The guards usually opened their offices for sex at around 3 pm, once they’d closed for the day’s administration work. If a prisoner had requested it, a guard could organise a hooker for the room for around 800,000 rupiah ($110). They’d show a selection of photos of three or four girls to pick from, who were usually from a local brothel, or they’d use a Block W inmate who used to work as a callgirl at a karaoke club but now took bookings within Hotel K. Most offices had only carpet or desks to use for sex – the mattress in the clinic was a luxury. On busy nights prisoners would line up waiting for their turn in the rooms. Prisoners were in and out fast. In the mornings, guards often found condoms left on the floor. Some guards gave their keys to a trusted prisoner to do the deals and split the profits. Brazilian inmate Ruggiero had two sets of keys to offices, which he’d sell in the afternoon, sometimes during visits, or at night, at hourly or half-hourly rates varying from 50,000 rupiah ($7) to 300,000 rupiah ($40), depending on the wealth of his client. He regularly used one room himself.
An Australian drug courier, Martin Stephens, caught at Denpasar Airport with more than three kilograms of heroin strapped to him, was one of Ruggiero’s friends and a good customer. He would book the office for rendezvous with his Indonesian fiancée, Christine. They’d met in the jail while she was visiting someone else. She was a slightly older woman, who had an eight-year-old daughter. He was part of a high-profile drug syndicate dubbed the ‘Bali Nine’, comprising nine young Australians. When the two made eye contact across the visitors’ room, he amorously poked his tongue out and that was it. Despite his life sentence, she began the rigorous routine of visiting her boyfriend daily in Hotel K.

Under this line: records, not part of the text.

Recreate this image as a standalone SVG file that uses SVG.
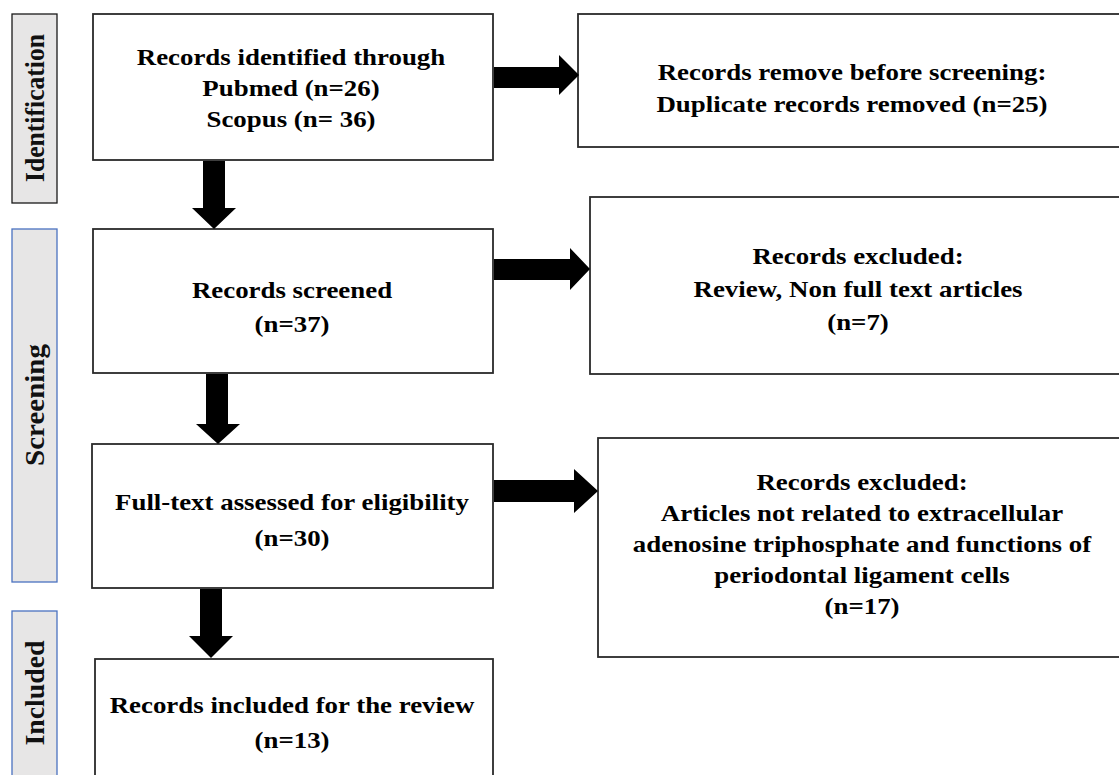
<svg xmlns="http://www.w3.org/2000/svg" width="1119" height="775" viewBox="0 0 1119 775">
<style>
.box{fill:#fff;stroke:#2a2a2a;stroke-width:1.8}
.side{fill:#e7e6e6;stroke-width:1.3}
.t{font-family:"Liberation Serif","Times New Roman",serif;font-weight:bold;font-size:24px;fill:#000;text-anchor:middle}
.s{font-family:"Liberation Serif","Times New Roman",serif;font-weight:bold;font-size:24px;fill:#111;text-anchor:middle;dominant-baseline:central}
.arr{fill:#000}
</style>
<rect width="1119" height="775" fill="#fff"/>
<g id="stage-identification">
<rect class="side" x="12" y="14" width="45" height="189" stroke="#1a1a1a"/>
<text class="s" transform="translate(35 108) scale(1.15 1) rotate(-90)" textLength="148" lengthAdjust="spacingAndGlyphs">Identification</text>
</g>
<g id="stage-screening">
<rect class="side" x="12" y="229" width="45" height="353" stroke="#4a72c0"/>
<text class="s" transform="translate(35 405) scale(1.15 1) rotate(-90)" textLength="122" lengthAdjust="spacingAndGlyphs">Screening</text>
</g>
<g id="stage-included">
<rect class="side" x="12" y="611" width="45" height="180" stroke="#4a72c0"/>
<text class="s" transform="translate(35 693) scale(1.15 1) rotate(-90)" textLength="105" lengthAdjust="spacingAndGlyphs">Included</text>
</g>
<g id="identified">
<rect class="box" x="93" y="14" width="400" height="146"/>
<text class="t" transform="translate(291 0) scale(1.12 1)"><tspan x="0" y="65">Records identified through</tspan><tspan x="0" y="96">Pubmed  (n=26)</tspan><tspan x="0" y="127">Scopus (n= 36)</tspan></text>
</g>
<g id="removed">
<rect class="box" x="578" y="14" width="560" height="133"/>
<text class="t" transform="translate(852 0) scale(1.12 1)"><tspan x="0" y="80">Records remove before screening:</tspan><tspan x="0" y="112">Duplicate records removed (n=25)</tspan></text>
</g>
<g id="screened">
<rect class="box" x="93" y="229" width="400" height="144"/>
<text class="t" transform="translate(292 0) scale(1.12 1)"><tspan x="0" y="298">Records screened</tspan><tspan x="0" y="332">(n=37)</tspan></text>
</g>
<g id="excluded1">
<rect class="box" x="590" y="197" width="560" height="177"/>
<text class="t" transform="translate(858 0) scale(1.12 1)"><tspan x="0" y="264">Records excluded:</tspan><tspan x="0" y="297">Review, Non full text articles</tspan><tspan x="0" y="330">(n=7)</tspan></text>
</g>
<g id="fulltext">
<rect class="box" x="92" y="444" width="401" height="144"/>
<text class="t" transform="translate(292 0) scale(1.12 1)"><tspan x="0" y="510">Full-text assessed for eligibility</tspan><tspan x="0" y="546">(n=30)</tspan></text>
</g>
<g id="excluded2">
<rect class="box" x="598" y="438" width="560" height="219"/>
<text class="t" transform="translate(862 0) scale(1.12 1)"><tspan x="0" y="490">Records excluded:</tspan><tspan x="0" y="521">Articles not related to extracellular</tspan><tspan x="0" y="552">adenosine triphosphate and functions of</tspan><tspan x="0" y="583">periodontal ligament cells</tspan><tspan x="0" y="614">(n=17)</tspan></text>
</g>
<g id="included">
<rect class="box" x="95" y="659" width="398" height="140"/>
<text class="t" transform="translate(292 0) scale(1.12 1)"><tspan x="0" y="713">Records included for the review</tspan><tspan x="0" y="748">(n=13)</tspan></text>
</g>
<g id="connectors">
<polygon class="arr" points="203,161 225,161 225,208 236,208 214,229 192,208 203,208"/>
<polygon class="arr" points="206,374 228,374 228,424 240,424 218,444 196,424 206,424"/>
<polygon class="arr" points="200,589 222,589 222,636 233,636 211,658 189,636 200,636"/>
<polygon class="arr" points="494,67 559,67 559,55 579,75 559,95 559,88 494,88"/>
<polygon class="arr" points="494,259 570,259 570,248 590,269 570,290 570,280 494,280"/>
<polygon class="arr" points="494,480 574,480 574,469 598,491 574,513 574,502 494,502"/>
</g>
</svg>
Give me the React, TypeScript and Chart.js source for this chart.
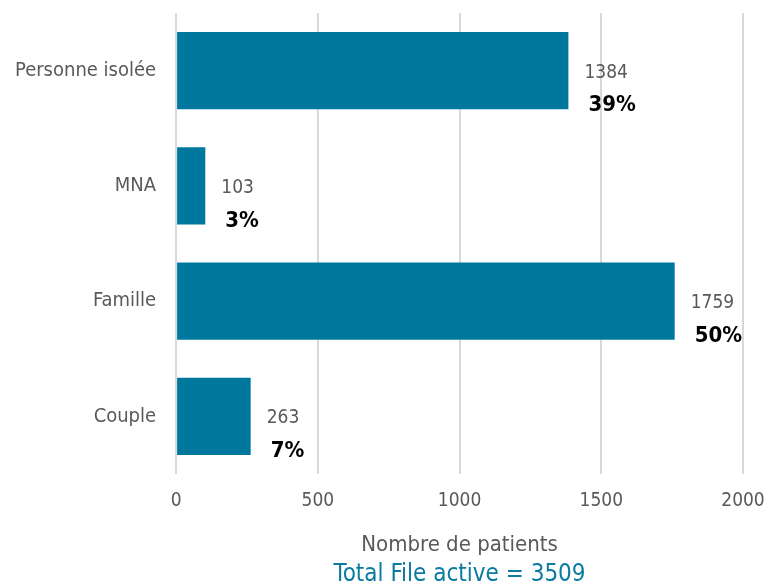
import React, { useEffect, useRef } from "react";
import { Chart, registerables } from "chart.js";

Chart.register(...registerables);

const categories = ["Personne isolée", "MNA", "Famille", "Couple"];
const patients = [1384, 103, 1759, 263];
const xTicks = [0, 500, 1000, 1500, 2000];
const totalActive = 3509;

const FONT = "'Liberation Sans Narrow', 'Arial Narrow', 'DejaVu Sans Condensed', sans-serif";

const labelPlugin = {
  id: "barLabels",
  afterDatasetsDraw(chart: any) {
    const ctx = chart.ctx;
    const meta = chart.getDatasetMeta(0);
    ctx.save();
    meta.data.forEach((bar: any, i: number) => {
      const v = patients[i];
      const pct = Math.round((v / totalActive) * 100);
      ctx.textAlign = "left";
      ctx.textBaseline = "middle";
      ctx.fillStyle = "#595959";
      ctx.font = `19px ${FONT}`;
      ctx.fillText(String(v), bar.x + 16, bar.y + 2);
      ctx.fillStyle = "#000000";
      ctx.font = `bold 22px ${FONT}`;
      ctx.fillText(`${pct}%`, bar.x + 20, bar.y + 35);
    });
    ctx.restore();
  },
};

export default function App() {
  const ref = useRef<HTMLCanvasElement>(null);
  useEffect(() => {
    document.body.style.margin = "0";
    const chart = new Chart(ref.current!, {
      type: "bar",
      data: {
        labels: categories,
        datasets: [
          {
            data: patients,
            backgroundColor: "#00779c",
            categoryPercentage: 0.67,
            barPercentage: 1,
          },
        ],
      },
      options: {
        indexAxis: "y",
        responsive: false,
        animation: false,
        layout: { padding: { top: 13, right: 25, left: -5, bottom: 0 } },
        plugins: {
          legend: { display: false },
          tooltip: { enabled: false },
          title: {
            display: true,
            position: "bottom",
            fullSize: false,
            text: `Total File active = ${totalActive}`,
            color: "#0a7ba0",
            font: { family: FONT, size: 24, weight: "normal" },
            padding: { top: 0, bottom: -3 },
          },
        },
        scales: {
          x: {
            min: 0,
            max: 2000,
            afterBuildTicks: (axis: any) => {
              axis.ticks = xTicks.map((v) => ({ value: v }));
            },
            afterFit: (s: any) => {
              s.paddingLeft = 0;
              s.paddingRight = 0;
            },
            grid: { color: "#d9d9d9", lineWidth: 2, drawTicks: false },
            border: { display: false },
            ticks: {
              color: "#595959",
              font: { family: FONT, size: 19 },
              padding: 16,
              callback: (v: any) => String(v),
            },
            title: {
              display: true,
              text: "Nombre de patients",
              color: "#595959",
              font: { family: FONT, size: 22 },
              padding: { top: 3, bottom: 2 },
            },
          },
          y: {
            afterFit: (s: any) => {
              s.paddingTop = 0;
              s.paddingBottom = 0;
            },
            grid: { display: false, drawTicks: false },
            border: { display: false },
            ticks: {
              color: "#595959",
              font: { family: FONT, size: 20 },
              padding: 20,
            },
          },
        },
      },
      plugins: [labelPlugin],
    });
    return () => chart.destroy();
  }, []);
  return <canvas ref={ref} width={768} height={586} style={{ display: "block" }} />;
}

Each morning she’d stand out the front of the jail in the blazing sun among a crowd of visitors, all pushing and shoving to get in first. Then she’d pay the 5000 rupiah (70 cent) fee to get inside the front door, some days having her bags rifled and her body searched. Inside, she’d pay the guards another 5000 rupiah to bring Martin from his cell. Her daily ritual was to bring his breakfast – fried chicken and chicken paprika were his favourites. Then she’d wait. When Martin arrived, they’d sit on the tiled floor, sweating, crammed among three hundred or so others, vanishing into their own little world wearing earpieces to listen to music. Oblivious to the people around them, including his devoted mother, Michelle, who would often be sitting right beside them, they’d passionately kiss. In the late afternoon or at night, Martin would pay to allow Christine to come in for sex. The two guards at the front door usually took 50,000 rupiah each, and he also paid Ruggiero for the office. The price went up when police were stationed out the front of Hotel K in a security boost. It simply meant an extra sling to the cops. However, Ruggiero sometimes waived Martin’s fee, offering him a gratis corner, so long as he didn’t mind sharing an office.